# [DIRECTION]
Leaving out the pictures, retype the lines from the beginning of the listing through the line containing "import plotly.graph_objects as go".
== == ==
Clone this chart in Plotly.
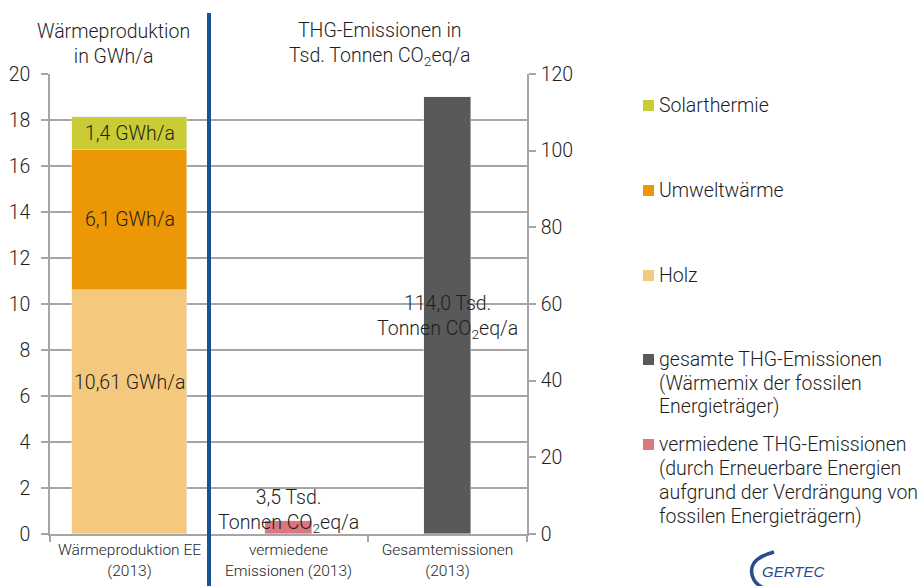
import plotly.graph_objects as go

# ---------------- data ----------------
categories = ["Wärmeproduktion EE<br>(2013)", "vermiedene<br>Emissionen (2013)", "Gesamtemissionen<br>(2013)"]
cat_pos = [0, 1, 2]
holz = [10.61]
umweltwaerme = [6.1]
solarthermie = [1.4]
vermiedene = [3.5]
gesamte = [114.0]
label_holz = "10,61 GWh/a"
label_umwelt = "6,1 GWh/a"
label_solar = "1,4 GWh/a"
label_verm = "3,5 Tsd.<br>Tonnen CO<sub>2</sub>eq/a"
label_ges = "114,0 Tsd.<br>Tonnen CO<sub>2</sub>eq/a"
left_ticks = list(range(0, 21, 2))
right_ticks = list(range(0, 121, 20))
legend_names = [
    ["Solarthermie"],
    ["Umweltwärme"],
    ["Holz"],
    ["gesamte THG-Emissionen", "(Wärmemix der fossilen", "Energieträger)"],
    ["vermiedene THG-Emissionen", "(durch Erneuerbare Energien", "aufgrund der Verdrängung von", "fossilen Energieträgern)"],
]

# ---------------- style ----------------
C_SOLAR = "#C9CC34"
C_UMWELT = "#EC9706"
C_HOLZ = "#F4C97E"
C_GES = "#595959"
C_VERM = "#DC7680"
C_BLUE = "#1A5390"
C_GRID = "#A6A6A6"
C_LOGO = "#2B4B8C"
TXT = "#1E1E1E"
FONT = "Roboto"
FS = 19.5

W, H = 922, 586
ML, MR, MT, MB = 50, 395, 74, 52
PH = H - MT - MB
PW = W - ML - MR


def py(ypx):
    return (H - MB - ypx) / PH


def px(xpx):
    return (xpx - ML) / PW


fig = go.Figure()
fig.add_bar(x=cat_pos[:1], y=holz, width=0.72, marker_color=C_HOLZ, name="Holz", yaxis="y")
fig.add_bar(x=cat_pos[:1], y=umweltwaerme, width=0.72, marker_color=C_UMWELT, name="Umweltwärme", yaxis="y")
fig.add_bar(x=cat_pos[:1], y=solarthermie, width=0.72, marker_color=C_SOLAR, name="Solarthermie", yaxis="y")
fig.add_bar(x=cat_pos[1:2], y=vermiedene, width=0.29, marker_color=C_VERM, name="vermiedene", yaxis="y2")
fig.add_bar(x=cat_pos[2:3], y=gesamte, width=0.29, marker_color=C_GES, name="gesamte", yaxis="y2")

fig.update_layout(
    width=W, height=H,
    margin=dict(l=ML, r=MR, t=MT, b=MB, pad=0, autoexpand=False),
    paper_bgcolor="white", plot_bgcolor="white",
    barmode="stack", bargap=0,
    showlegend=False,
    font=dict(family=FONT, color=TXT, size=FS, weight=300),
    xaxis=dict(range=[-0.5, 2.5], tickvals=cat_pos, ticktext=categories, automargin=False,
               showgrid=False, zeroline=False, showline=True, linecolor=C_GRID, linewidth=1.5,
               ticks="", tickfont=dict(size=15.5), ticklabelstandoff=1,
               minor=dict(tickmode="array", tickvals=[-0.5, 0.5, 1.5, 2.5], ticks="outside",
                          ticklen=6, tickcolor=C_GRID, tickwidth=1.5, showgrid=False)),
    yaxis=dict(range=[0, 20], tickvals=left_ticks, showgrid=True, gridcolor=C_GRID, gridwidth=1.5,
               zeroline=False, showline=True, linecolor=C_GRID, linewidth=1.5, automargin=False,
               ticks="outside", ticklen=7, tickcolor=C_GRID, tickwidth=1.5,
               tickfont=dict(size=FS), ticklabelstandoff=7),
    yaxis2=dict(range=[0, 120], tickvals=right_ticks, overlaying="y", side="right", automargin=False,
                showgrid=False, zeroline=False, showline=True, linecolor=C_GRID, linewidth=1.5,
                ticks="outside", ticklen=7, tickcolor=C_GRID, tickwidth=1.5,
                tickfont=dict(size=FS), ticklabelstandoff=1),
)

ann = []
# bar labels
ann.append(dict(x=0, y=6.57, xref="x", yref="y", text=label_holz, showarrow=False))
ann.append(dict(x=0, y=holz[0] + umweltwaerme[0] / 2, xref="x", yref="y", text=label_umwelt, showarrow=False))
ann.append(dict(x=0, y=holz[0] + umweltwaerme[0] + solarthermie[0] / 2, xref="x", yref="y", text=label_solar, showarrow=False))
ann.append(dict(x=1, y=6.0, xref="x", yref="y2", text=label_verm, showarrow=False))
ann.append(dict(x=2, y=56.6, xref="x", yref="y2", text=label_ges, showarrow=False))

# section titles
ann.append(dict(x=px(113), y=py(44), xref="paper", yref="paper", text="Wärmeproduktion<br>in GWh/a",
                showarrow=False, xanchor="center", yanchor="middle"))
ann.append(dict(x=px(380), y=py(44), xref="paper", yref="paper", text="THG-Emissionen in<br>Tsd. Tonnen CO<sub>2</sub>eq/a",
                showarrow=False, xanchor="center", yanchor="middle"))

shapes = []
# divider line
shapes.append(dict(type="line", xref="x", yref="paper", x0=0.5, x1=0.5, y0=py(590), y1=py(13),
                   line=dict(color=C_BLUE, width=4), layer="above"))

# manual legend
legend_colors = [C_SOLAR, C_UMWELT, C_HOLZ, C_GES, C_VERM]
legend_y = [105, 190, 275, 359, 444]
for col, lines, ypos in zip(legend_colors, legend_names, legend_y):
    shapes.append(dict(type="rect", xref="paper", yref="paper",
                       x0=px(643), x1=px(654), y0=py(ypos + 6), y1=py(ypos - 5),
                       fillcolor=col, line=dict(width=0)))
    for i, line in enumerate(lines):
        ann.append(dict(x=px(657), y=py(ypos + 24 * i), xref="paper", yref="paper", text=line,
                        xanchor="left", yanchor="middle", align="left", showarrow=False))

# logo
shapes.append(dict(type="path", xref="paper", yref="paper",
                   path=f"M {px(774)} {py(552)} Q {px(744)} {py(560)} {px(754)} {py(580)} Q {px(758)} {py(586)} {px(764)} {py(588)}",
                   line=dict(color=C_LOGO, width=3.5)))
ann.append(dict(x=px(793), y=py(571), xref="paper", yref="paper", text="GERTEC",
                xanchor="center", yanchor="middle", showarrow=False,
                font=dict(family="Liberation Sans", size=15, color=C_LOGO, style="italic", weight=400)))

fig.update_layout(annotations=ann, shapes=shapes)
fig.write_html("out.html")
== == ==
# [WRITTEN REPLY]
Clone this chart in Plotly.
import plotly.graph_objects as go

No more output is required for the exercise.